Data listing:
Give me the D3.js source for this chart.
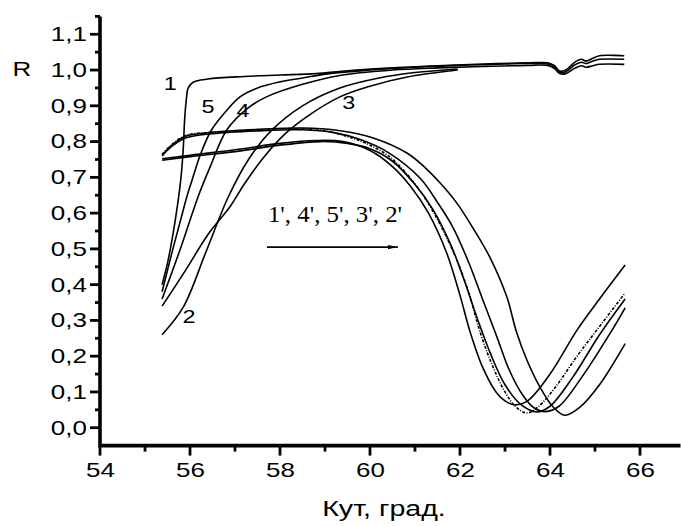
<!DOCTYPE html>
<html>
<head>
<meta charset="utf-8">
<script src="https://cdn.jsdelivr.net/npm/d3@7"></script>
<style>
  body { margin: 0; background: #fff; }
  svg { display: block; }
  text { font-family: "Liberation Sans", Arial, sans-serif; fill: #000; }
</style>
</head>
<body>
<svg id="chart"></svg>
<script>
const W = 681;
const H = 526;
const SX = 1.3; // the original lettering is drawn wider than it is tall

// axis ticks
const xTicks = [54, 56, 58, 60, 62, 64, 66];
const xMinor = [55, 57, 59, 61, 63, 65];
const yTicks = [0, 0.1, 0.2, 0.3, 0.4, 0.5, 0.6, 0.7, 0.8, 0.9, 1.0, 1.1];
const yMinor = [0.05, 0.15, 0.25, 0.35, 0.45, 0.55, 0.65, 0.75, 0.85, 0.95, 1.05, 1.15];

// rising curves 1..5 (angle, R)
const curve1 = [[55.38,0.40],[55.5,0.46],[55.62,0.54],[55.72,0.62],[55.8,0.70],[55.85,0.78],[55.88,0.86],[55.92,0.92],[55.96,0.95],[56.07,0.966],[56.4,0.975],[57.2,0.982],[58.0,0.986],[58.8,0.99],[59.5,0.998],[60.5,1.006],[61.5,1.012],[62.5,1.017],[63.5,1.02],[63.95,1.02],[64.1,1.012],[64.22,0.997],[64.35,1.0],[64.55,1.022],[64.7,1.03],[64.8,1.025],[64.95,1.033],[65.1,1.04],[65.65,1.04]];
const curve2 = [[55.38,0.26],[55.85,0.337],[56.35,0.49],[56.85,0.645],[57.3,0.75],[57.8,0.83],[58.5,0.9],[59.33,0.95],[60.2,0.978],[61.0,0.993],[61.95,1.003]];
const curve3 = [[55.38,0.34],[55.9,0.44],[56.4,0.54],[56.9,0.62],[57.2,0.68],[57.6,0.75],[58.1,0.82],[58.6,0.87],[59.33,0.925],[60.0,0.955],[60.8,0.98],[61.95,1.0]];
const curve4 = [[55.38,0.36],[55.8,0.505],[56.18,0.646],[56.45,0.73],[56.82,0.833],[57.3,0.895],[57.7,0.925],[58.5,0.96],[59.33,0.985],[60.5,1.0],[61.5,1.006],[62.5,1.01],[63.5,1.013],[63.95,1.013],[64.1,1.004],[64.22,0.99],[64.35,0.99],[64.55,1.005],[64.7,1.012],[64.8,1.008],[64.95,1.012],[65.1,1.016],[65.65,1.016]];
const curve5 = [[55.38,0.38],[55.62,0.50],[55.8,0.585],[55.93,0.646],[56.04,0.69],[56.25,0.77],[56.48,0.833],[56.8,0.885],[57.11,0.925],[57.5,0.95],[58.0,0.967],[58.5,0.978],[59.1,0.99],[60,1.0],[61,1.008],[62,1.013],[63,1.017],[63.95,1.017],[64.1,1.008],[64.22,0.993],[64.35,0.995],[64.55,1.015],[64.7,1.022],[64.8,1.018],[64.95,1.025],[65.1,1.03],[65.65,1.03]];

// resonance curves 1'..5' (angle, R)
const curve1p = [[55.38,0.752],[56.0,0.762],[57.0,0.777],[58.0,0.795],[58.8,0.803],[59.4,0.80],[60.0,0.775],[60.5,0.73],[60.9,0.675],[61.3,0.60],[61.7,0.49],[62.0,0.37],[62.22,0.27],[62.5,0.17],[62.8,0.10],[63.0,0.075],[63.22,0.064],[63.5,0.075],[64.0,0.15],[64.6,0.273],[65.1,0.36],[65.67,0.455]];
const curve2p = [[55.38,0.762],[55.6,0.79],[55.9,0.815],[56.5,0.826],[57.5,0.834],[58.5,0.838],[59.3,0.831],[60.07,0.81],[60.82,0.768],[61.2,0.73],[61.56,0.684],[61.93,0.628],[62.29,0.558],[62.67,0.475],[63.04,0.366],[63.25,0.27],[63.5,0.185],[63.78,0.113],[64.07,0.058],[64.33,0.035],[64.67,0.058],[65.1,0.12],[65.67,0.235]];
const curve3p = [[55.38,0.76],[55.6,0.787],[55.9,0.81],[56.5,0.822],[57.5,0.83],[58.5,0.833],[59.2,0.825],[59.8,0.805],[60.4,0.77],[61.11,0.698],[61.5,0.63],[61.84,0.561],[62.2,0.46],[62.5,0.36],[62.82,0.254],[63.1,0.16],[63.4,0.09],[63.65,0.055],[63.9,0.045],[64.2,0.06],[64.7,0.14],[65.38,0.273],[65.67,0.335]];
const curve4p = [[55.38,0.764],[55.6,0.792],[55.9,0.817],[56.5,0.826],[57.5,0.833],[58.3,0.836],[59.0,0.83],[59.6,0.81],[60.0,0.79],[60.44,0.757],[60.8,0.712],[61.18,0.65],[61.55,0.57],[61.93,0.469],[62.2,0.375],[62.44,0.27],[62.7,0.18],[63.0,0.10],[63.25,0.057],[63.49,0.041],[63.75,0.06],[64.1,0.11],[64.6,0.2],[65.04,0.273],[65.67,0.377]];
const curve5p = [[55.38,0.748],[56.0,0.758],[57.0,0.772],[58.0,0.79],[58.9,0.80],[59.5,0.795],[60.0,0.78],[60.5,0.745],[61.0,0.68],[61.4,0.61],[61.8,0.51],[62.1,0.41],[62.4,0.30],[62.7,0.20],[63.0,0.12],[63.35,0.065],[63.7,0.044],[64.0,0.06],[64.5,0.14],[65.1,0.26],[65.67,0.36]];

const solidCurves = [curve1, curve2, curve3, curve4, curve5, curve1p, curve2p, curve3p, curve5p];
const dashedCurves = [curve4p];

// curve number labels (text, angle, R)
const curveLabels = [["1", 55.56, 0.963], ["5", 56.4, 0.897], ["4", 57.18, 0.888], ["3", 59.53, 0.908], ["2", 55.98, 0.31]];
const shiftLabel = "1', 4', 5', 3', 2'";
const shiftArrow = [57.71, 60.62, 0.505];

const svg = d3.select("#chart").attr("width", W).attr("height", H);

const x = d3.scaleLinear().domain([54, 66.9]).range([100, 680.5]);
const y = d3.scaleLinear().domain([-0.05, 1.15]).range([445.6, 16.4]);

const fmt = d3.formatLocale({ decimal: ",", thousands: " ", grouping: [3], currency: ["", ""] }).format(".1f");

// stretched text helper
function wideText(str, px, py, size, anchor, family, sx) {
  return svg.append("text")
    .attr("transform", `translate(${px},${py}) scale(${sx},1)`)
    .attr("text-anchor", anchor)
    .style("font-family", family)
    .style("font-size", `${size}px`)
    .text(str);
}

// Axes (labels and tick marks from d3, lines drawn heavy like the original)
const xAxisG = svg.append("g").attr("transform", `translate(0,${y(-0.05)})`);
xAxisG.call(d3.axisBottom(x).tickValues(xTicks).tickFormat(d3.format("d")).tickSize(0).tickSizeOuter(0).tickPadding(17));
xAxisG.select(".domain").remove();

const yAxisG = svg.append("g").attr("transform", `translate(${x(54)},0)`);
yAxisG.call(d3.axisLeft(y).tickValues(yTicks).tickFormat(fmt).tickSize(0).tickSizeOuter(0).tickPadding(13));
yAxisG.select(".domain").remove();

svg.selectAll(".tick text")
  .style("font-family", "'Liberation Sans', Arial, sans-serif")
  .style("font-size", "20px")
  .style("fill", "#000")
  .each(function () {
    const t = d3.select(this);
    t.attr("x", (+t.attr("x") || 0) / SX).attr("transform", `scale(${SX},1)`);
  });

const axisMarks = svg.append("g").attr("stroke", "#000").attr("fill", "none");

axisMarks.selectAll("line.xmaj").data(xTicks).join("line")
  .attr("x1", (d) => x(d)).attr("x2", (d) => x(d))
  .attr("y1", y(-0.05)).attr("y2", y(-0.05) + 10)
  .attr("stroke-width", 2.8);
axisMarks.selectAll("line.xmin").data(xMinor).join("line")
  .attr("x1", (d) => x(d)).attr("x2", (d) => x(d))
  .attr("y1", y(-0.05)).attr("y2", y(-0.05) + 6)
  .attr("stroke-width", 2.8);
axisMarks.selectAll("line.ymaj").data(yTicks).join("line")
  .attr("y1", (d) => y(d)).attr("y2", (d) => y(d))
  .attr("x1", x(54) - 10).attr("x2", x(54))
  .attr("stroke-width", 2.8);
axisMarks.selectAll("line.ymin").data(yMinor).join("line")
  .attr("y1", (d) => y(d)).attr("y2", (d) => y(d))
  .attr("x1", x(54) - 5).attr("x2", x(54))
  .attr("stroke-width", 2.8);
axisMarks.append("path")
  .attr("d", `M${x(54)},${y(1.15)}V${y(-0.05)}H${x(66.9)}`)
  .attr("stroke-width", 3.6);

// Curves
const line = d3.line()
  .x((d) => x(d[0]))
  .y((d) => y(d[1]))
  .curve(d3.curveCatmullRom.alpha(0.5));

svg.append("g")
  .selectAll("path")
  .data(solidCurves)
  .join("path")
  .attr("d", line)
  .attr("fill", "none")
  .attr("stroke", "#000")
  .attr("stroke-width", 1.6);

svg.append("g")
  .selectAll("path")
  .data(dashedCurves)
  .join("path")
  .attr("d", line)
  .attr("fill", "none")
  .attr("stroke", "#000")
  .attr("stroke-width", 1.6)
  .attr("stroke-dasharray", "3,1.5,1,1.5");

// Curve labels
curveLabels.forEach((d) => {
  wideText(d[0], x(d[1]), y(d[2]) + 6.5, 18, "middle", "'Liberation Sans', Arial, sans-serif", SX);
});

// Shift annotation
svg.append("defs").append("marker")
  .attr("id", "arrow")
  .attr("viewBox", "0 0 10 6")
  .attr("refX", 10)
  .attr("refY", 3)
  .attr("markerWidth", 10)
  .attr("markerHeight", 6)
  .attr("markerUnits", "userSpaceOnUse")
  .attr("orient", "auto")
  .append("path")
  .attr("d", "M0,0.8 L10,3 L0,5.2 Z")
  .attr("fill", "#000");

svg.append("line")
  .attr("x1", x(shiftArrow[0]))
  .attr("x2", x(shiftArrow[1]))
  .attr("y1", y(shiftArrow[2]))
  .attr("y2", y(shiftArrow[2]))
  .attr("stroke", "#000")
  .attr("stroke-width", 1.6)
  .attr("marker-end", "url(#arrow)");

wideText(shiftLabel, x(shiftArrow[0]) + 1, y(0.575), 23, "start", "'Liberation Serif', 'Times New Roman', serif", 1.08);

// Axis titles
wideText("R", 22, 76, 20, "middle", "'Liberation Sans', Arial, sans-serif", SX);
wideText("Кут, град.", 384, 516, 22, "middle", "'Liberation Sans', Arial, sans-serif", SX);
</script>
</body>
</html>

--

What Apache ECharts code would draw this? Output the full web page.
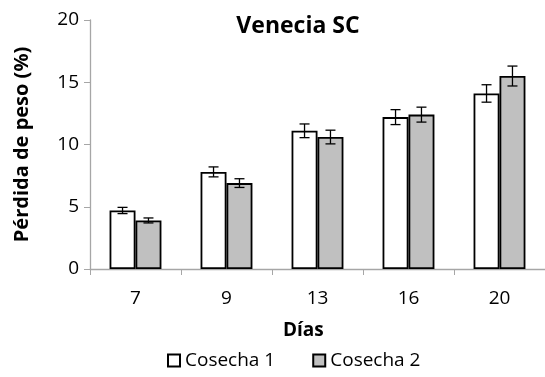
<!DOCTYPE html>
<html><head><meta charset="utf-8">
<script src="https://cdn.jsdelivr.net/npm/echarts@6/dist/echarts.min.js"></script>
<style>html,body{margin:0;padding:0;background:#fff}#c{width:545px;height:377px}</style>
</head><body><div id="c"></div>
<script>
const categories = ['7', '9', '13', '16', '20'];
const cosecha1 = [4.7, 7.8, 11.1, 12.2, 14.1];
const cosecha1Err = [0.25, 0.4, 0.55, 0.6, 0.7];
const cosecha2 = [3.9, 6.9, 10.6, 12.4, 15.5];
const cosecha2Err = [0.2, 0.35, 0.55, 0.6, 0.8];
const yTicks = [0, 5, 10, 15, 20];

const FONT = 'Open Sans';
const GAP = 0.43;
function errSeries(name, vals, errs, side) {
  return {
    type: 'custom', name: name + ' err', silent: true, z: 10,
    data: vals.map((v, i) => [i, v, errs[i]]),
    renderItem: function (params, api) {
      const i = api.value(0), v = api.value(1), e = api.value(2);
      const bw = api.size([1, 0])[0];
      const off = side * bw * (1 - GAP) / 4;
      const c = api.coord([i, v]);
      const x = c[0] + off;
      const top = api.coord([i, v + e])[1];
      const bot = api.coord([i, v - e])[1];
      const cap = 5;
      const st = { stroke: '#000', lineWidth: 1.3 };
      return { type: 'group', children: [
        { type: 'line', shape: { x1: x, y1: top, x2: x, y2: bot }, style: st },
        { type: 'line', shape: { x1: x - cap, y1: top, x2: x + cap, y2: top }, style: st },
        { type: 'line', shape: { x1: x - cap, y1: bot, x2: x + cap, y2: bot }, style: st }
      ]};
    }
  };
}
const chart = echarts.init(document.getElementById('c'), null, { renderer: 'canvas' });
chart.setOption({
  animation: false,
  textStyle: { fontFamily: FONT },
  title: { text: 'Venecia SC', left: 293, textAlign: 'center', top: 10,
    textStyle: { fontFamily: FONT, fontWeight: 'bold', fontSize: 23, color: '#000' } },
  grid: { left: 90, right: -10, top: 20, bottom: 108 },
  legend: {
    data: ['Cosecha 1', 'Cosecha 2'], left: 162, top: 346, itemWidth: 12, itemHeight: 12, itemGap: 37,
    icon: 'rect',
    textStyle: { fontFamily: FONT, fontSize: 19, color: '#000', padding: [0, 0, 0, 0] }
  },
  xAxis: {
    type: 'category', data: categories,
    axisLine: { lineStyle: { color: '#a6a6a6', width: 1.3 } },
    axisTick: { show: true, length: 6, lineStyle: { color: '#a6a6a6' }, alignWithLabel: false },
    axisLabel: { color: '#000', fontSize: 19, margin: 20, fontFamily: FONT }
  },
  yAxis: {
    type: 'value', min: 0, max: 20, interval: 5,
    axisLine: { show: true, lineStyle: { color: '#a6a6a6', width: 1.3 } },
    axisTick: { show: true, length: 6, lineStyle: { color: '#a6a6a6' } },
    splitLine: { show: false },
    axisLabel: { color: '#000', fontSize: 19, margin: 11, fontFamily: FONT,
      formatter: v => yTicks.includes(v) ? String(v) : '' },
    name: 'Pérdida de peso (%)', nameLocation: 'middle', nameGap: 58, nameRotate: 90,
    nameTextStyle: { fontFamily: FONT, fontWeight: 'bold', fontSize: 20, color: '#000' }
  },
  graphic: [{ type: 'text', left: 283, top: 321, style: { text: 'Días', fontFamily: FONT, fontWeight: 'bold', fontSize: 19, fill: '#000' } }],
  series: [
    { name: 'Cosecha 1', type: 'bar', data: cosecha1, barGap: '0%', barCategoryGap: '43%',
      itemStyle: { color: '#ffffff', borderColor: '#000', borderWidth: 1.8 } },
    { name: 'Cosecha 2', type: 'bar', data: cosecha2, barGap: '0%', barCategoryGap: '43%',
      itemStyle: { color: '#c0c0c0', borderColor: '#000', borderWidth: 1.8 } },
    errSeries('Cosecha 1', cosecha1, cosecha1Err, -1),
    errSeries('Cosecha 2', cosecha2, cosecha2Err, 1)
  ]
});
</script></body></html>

### Task goal
Looking above, find the stretch of lines that opens with the one holding "What Apache ECharts" and closes with the one holding "const yTicks = [0, 5, 10, 15, 20];". Copy it exactly, pictures excluded.

### Written reply
What Apache ECharts code would draw this? Output the full web page.
<!DOCTYPE html>
<html><head><meta charset="utf-8">
<script src="https://cdn.jsdelivr.net/npm/echarts@6/dist/echarts.min.js"></script>
<style>html,body{margin:0;padding:0;background:#fff}#c{width:545px;height:377px}</style>
</head><body><div id="c"></div>
<script>
const categories = ['7', '9', '13', '16', '20'];
const cosecha1 = [4.7, 7.8, 11.1, 12.2, 14.1];
const cosecha1Err = [0.25, 0.4, 0.55, 0.6, 0.7];
const cosecha2 = [3.9, 6.9, 10.6, 12.4, 15.5];
const cosecha2Err = [0.2, 0.35, 0.55, 0.6, 0.8];
const yTicks = [0, 5, 10, 15, 20];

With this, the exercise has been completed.